Compliance and audit support. Many regulations require that security-relevant events be captured and retained. Streaming feeds those events into durable storage continuously, so the audit record is complete and current rather than dependent on a job that might have failed silently between runs. This whole pipeline is core infrastructure for the security operations center that runs on it.

Security considerations and best practices

A streaming pipeline carries an organization's most sensitive evidence in motion, which makes the pipeline itself a target. A few practices keep it trustworthy.

Encrypt the stream in transit. Logs in flight cross networks and often leave the environment for cloud analysis. Encrypt the transport so an attacker who can sniff the wire cannot read or tamper with events as they move. An unencrypted stream is both an exposure and an integrity risk.

Control who can read and write the pipeline. The streaming infrastructure and its destination hold the data an attacker most wants to see or erase. Restrict who can access the stream, who can change its configuration, and especially who can delete from the store. A pipeline anyone can reconfigure is a pipeline an attacker can quietly redirect or turn off.

Monitor the stream for anomalies and gaps. A source that stops streaming is an invisible blind spot, and a sudden change in volume can itself be a signal. Monitor the pipeline for sources that go silent, for unexpected drops, and for volume spikes, so a failed collector or a tampering attempt is caught rather than missed.
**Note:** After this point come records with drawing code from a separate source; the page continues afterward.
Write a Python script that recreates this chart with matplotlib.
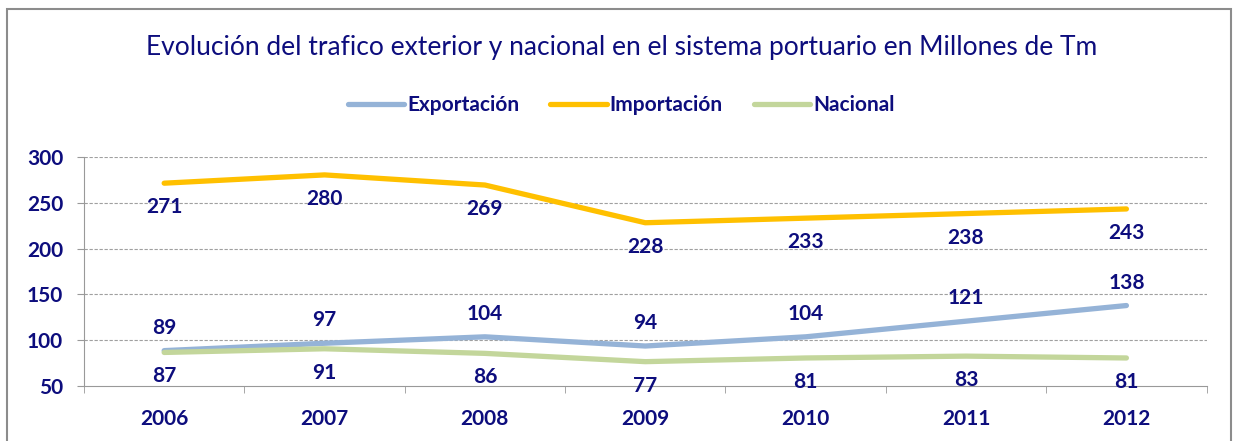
import numpy as np
import matplotlib.pyplot as plt
from matplotlib.patches import Rectangle

# Datos (millones de Tm)
anios = ["2006", "2007", "2008", "2009", "2010", "2011", "2012"]
exportacion = [89, 97, 104, 94, 104, 121, 138]
importacion = [271, 280, 269, 228, 233, 238, 243]
nacional = [87, 91, 86, 77, 81, 83, 81]

azul_texto = "#0d0d7d"
plt.rcParams['font.family'] = ['Lato', 'DejaVu Sans']

fig = plt.figure(figsize=(12.35, 4.41), dpi=100)
ax = fig.add_axes([0.068, 0.1236, 0.909, 0.5215])

x = np.arange(len(anios))
# (nombre, valores, color, desplazamiento de la etiqueta en px)
series = [
    ("Exportación", exportacion, "#95b3d7", 23),
    ("Importación", importacion, "#ffc000", -24),
    ("Nacional", nacional, "#c3d69b", -24),
]
for nombre, valores, color, desp in series:
    ax.plot(x, valores, color=color, lw=3.8, label=nombre, solid_capstyle='round')
    for xi, v in zip(x, valores):
        ax.annotate(str(v), (xi, v), textcoords="offset points", xytext=(0, desp * 0.72),
                    ha='center', va='center', fontsize=15, fontweight='bold', color=azul_texto)

ax.set_xlim(-0.5, 6.5)
ax.set_ylim(50, 300)
ax.set_yticks(np.arange(50, 301, 50))
ax.set_xticks(x)
ax.set_xticklabels(anios)
ax.set_xticks(np.arange(-0.5, 7, 1), minor=True)
ax.tick_params(axis='x', which='major', length=0, pad=16)
ax.tick_params(axis='x', which='minor', length=5, color='#999999', direction='out')
ax.tick_params(axis='y', length=5, color='#999999', pad=10)
for lab in ax.get_xticklabels() + ax.get_yticklabels():
    lab.set_fontsize(15)
    lab.set_fontweight('bold')
    lab.set_color(azul_texto)

for y in [100, 150, 200, 250, 300]:
    ax.axhline(y, color='#a0a0a0', lw=0.8, ls=(0, (3, 1.5)), zorder=0)

for lado in ['top', 'right']:
    ax.spines[lado].set_visible(False)
ax.spines['left'].set_color('#999999')
ax.spines['bottom'].set_color('#999999')

fig.text(0.503, 0.893, "Evolución del trafico exterior y nacional en el sistema portuario en Millones de Tm",
         ha='center', va='center', fontsize=19, color=azul_texto)

leg = fig.legend(loc='center', bbox_to_anchor=(0.503, 0.762), ncol=3, frameon=False,
                 handlelength=2.7, columnspacing=1.5, handletextpad=0.15,
                 prop={'size': 15, 'weight': 'bold'}, labelcolor=azul_texto)

fig.patches.append(Rectangle((7 / 1235, -0.05), 1224 / 1235, 1.05 - 9 / 441,
                             transform=fig.transFigure, fill=False,
                             edgecolor='#8c8c8c', lw=1.5))

fig.savefig("out.png", dpi=100)
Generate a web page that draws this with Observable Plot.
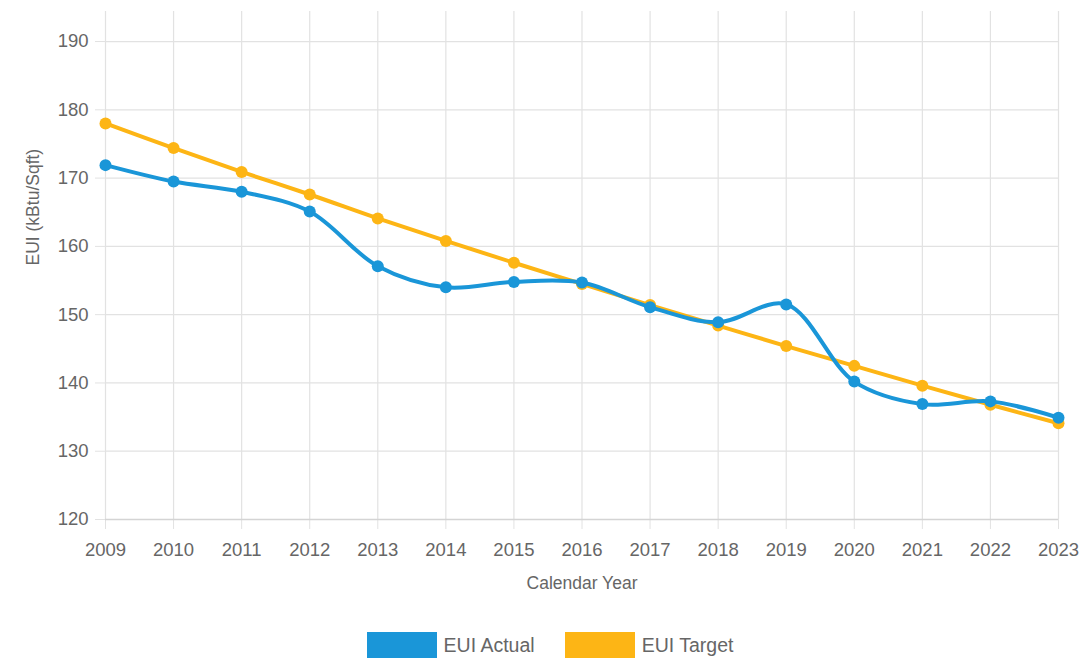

Set retention policies deliberately. Real-time detection answers the present, but investigations reach into the past. Intrusions are often discovered long after the initial breach, so the streamed data has to be retained long enough to reconstruct an attack and to satisfy compliance mandates. Pair the live stream with a durable, tiered store rather than treating streaming and retention as the same thing.

Configure alerting on the stream, and audit it. The value of low latency is wasted if nothing acts on it. Tune alerts so real-time detections reach an analyst fast and without burying them in noise, and audit the pipeline regularly to confirm sources, parsing, and alerts still work as intended. A stream no one watches is just an expensive firehose.

Frequently Asked Questions

What is log streaming?

Log streaming is the continuous, real-time transfer and analysis of log data from multiple sources into a central system, so each event is available for detection the moment it is generated. Instead of buffering events and forwarding them on a schedule, the stream pushes every event as it is written and analyzes it as it arrives, which is what makes real-time threat detection and response possible.

What is the difference between log streaming and batch log collection?

Batch collection forwards logs on a schedule or pulls them at intervals, which builds in latency: an event can wait minutes or hours before anything analyzes it. Log streaming sends events continuously as they occur, so detection sees them within seconds and the record leaves the host almost immediately. Batch is simpler and fine for archival; streaming is what real-time detection and response require.

What are the components of a log streaming pipeline?

A log streaming pipeline has three roles. Log generators are the sources (servers, firewalls, applications, cloud services) that produce events. Log aggregators process the stream in flight by standardizing, deduplicating, filtering, and enriching events. Log consumers are the systems that analyze, alert on, and store the result, such as a SIEM, a detection engine, or a long-term store.

Is log streaming the same as a SIEM?

No. Log streaming is the real-time delivery and processing model that moves and shapes log data continuously. A SIEM is an analysis platform that consumes that data and adds correlation, alerting, and case management on top of it. Streaming feeds the SIEM; a SIEM is one possible consumer of the stream, not the stream itself.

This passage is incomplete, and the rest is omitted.